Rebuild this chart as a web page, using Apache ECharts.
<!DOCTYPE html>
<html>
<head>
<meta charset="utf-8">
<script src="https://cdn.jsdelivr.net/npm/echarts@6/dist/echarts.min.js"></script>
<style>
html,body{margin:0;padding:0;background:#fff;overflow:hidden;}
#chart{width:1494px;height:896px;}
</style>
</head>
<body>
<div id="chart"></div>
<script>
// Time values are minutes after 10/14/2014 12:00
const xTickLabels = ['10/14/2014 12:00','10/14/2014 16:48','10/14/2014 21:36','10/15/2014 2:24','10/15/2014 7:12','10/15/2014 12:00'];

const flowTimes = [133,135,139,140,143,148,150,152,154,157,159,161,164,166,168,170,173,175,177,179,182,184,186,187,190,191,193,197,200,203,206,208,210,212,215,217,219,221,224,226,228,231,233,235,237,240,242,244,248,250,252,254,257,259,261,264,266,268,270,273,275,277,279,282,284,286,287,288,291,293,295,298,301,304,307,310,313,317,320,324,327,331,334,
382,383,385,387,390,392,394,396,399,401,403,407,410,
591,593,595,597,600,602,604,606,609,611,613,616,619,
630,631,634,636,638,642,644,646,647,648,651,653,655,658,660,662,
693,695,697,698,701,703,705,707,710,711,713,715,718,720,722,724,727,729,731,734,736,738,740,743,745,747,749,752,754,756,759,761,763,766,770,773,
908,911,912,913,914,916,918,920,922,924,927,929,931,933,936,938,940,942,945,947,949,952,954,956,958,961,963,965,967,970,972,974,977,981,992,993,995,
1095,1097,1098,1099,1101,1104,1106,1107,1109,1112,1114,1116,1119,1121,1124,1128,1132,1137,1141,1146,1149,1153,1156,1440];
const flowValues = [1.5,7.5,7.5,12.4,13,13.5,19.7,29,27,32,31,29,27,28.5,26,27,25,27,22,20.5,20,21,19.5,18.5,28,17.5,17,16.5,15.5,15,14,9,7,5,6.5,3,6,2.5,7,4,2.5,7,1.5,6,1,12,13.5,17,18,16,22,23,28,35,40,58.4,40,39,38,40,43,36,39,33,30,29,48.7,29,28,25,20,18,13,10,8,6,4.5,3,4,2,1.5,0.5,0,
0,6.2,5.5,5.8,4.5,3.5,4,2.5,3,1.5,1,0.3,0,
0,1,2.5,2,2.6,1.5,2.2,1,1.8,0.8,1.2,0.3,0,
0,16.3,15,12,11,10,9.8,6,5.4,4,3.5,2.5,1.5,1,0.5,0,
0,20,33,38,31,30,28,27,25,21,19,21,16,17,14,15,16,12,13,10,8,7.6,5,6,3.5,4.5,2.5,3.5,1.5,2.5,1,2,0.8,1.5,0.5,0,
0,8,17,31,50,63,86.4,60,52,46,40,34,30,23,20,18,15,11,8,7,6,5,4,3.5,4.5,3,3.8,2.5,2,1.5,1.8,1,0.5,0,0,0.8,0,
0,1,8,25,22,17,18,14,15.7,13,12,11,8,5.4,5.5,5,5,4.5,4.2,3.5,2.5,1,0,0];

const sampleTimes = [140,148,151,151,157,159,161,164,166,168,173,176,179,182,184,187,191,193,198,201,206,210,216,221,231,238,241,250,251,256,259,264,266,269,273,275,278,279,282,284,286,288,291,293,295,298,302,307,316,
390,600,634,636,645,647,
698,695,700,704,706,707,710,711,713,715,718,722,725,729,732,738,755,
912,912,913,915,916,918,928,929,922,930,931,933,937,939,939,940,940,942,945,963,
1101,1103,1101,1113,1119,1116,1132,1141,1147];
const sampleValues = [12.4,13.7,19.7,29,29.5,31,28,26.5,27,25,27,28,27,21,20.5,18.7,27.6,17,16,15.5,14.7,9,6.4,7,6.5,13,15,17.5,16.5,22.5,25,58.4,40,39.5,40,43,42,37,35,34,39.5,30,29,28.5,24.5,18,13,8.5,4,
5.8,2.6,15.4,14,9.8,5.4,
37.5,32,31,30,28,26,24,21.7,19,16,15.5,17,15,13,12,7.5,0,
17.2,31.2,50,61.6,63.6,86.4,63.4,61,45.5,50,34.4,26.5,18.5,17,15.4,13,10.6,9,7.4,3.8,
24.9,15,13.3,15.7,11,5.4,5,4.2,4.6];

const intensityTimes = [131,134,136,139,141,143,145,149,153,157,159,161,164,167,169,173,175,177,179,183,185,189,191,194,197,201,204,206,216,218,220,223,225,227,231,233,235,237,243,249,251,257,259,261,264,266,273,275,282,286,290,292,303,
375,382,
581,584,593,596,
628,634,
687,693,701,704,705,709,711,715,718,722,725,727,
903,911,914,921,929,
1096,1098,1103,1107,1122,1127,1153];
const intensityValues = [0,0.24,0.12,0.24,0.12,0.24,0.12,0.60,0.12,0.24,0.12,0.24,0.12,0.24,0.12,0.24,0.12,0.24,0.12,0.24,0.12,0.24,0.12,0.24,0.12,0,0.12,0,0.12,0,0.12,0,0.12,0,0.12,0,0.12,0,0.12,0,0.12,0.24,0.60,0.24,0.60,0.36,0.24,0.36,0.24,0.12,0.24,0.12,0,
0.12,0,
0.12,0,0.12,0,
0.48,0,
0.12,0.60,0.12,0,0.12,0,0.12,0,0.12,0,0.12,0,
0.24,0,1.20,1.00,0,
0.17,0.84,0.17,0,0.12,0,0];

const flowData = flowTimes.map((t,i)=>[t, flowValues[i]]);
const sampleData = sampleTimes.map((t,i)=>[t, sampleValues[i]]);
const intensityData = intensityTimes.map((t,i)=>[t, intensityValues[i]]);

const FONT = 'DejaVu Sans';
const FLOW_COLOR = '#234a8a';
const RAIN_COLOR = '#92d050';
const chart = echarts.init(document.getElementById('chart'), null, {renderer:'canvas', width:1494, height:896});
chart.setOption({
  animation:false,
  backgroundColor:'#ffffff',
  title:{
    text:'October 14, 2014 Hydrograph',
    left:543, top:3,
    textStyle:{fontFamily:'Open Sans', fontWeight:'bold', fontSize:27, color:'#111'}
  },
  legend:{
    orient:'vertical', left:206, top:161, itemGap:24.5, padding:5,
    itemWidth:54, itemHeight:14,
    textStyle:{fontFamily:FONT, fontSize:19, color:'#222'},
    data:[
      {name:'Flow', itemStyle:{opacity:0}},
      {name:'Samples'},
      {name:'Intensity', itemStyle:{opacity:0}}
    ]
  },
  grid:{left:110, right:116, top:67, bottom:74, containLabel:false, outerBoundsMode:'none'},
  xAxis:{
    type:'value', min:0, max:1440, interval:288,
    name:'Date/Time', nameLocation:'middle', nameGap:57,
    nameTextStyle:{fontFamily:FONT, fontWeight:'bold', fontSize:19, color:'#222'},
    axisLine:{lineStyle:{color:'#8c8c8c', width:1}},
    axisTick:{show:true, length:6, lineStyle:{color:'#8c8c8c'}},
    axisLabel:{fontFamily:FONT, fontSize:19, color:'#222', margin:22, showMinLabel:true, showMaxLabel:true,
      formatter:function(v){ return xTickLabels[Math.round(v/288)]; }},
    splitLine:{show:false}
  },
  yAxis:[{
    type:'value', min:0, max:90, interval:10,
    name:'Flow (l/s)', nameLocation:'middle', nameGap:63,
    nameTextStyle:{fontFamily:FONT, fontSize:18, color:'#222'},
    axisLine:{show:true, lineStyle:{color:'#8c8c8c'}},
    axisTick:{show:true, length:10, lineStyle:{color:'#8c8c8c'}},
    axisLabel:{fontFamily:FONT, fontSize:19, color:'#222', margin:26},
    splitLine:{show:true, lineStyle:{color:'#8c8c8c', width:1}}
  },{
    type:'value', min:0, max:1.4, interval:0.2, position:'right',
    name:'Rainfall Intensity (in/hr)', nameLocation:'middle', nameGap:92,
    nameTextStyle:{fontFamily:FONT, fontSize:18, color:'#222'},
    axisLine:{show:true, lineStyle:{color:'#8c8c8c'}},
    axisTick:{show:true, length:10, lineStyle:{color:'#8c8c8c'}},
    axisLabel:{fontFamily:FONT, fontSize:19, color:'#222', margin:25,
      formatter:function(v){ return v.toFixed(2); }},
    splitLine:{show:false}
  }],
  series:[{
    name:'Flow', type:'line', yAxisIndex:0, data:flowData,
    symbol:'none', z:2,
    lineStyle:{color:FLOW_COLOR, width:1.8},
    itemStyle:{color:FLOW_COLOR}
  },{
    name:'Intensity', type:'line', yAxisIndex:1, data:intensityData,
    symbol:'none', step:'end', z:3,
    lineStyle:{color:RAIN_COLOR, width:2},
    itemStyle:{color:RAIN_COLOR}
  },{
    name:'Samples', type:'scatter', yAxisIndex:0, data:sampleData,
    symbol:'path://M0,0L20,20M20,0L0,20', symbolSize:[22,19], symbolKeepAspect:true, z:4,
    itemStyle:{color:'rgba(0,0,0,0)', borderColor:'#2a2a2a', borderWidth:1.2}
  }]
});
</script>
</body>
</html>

==

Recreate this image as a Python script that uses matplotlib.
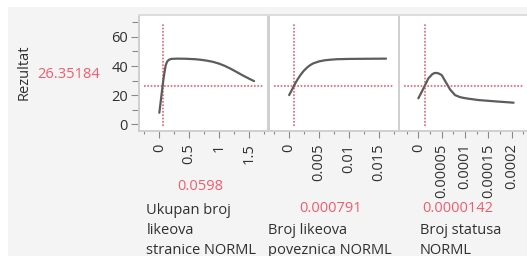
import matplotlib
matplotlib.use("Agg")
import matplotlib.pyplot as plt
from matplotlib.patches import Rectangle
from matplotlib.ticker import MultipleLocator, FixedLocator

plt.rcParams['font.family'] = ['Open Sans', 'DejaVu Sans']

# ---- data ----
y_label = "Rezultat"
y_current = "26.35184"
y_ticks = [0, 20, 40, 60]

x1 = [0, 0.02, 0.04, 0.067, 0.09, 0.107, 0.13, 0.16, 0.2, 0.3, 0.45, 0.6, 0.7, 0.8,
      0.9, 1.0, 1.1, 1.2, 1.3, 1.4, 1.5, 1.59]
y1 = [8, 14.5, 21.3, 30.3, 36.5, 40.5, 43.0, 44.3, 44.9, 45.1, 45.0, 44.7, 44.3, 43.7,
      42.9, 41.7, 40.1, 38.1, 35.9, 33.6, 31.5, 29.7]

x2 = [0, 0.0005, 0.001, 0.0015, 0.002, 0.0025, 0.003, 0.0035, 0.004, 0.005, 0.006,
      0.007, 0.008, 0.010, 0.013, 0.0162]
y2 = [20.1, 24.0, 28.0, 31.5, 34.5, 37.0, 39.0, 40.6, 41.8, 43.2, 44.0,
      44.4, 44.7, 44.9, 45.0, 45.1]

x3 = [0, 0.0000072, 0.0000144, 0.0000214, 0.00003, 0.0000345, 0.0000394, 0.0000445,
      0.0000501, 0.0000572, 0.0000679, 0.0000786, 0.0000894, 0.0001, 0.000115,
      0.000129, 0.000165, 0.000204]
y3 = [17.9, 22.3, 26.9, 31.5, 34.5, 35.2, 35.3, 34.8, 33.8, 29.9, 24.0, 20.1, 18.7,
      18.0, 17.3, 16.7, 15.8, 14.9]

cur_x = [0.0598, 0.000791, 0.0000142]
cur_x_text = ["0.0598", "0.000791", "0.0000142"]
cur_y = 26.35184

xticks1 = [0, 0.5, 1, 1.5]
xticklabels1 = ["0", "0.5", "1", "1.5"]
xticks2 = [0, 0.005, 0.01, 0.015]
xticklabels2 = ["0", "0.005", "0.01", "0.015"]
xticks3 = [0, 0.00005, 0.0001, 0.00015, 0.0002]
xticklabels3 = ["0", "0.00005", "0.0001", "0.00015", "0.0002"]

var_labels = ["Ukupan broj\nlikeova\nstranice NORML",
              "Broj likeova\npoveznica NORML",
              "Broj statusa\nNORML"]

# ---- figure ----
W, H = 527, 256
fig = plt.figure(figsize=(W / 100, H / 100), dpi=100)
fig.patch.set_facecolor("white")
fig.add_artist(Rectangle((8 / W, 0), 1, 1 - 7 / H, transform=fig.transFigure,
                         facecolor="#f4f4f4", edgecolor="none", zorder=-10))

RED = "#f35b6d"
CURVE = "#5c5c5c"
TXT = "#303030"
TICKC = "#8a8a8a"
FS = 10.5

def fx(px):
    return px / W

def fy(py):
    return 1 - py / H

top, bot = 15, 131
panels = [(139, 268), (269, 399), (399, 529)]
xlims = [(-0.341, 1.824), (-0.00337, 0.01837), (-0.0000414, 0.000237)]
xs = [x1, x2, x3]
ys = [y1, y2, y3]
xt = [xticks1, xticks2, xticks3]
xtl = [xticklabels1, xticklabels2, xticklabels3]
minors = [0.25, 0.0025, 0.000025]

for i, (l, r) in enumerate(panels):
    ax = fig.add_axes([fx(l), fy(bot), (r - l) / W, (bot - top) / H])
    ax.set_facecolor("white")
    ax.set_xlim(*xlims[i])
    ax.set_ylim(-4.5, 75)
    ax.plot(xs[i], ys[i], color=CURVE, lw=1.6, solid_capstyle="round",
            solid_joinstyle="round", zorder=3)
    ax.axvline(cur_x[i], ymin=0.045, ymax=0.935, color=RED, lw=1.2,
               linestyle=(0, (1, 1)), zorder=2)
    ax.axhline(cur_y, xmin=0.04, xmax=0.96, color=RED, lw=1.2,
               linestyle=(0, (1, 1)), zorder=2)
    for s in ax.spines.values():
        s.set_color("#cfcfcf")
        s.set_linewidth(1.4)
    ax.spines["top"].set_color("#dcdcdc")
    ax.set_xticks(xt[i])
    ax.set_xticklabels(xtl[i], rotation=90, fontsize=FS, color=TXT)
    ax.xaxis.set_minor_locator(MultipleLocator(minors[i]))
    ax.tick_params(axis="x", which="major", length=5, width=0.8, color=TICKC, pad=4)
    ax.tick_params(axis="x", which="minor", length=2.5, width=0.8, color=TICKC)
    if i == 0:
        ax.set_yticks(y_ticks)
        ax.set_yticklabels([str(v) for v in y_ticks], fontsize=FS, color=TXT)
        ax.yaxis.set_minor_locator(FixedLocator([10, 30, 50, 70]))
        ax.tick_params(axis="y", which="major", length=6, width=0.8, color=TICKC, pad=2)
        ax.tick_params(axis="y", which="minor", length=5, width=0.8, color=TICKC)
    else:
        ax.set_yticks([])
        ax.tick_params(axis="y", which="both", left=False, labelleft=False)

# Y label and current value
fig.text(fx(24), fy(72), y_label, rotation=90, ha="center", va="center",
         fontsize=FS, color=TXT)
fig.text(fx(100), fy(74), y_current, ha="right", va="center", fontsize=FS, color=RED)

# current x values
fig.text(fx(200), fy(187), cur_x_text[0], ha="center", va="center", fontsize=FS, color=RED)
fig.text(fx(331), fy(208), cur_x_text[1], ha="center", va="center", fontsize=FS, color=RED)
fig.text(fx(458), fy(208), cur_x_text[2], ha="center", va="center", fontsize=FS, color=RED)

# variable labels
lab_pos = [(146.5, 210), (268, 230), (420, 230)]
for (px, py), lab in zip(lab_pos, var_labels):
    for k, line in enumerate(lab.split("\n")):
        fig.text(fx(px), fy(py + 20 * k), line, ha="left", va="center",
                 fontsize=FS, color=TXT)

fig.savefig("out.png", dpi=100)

Direction ▸ Copy out exactly the lines from the one containing "Rebuild this chart" to the one containing "const xTickLabels = ['10/14/2014", both ends inclusive.

Solution for this task ▸
Rebuild this chart as a web page, using Apache ECharts.
<!DOCTYPE html>
<html>
<head>
<meta charset="utf-8">
<script src="https://cdn.jsdelivr.net/npm/echarts@6/dist/echarts.min.js"></script>
<style>
html,body{margin:0;padding:0;background:#fff;overflow:hidden;}
#chart{width:1494px;height:896px;}
</style>
</head>
<body>
<div id="chart"></div>
<script>
// Time values are minutes after 10/14/2014 12:00
const xTickLabels = ['10/14/2014 12:00','10/14/2014 16:48','10/14/2014 21:36','10/15/2014 2:24','10/15/2014 7:12','10/15/2014 12:00'];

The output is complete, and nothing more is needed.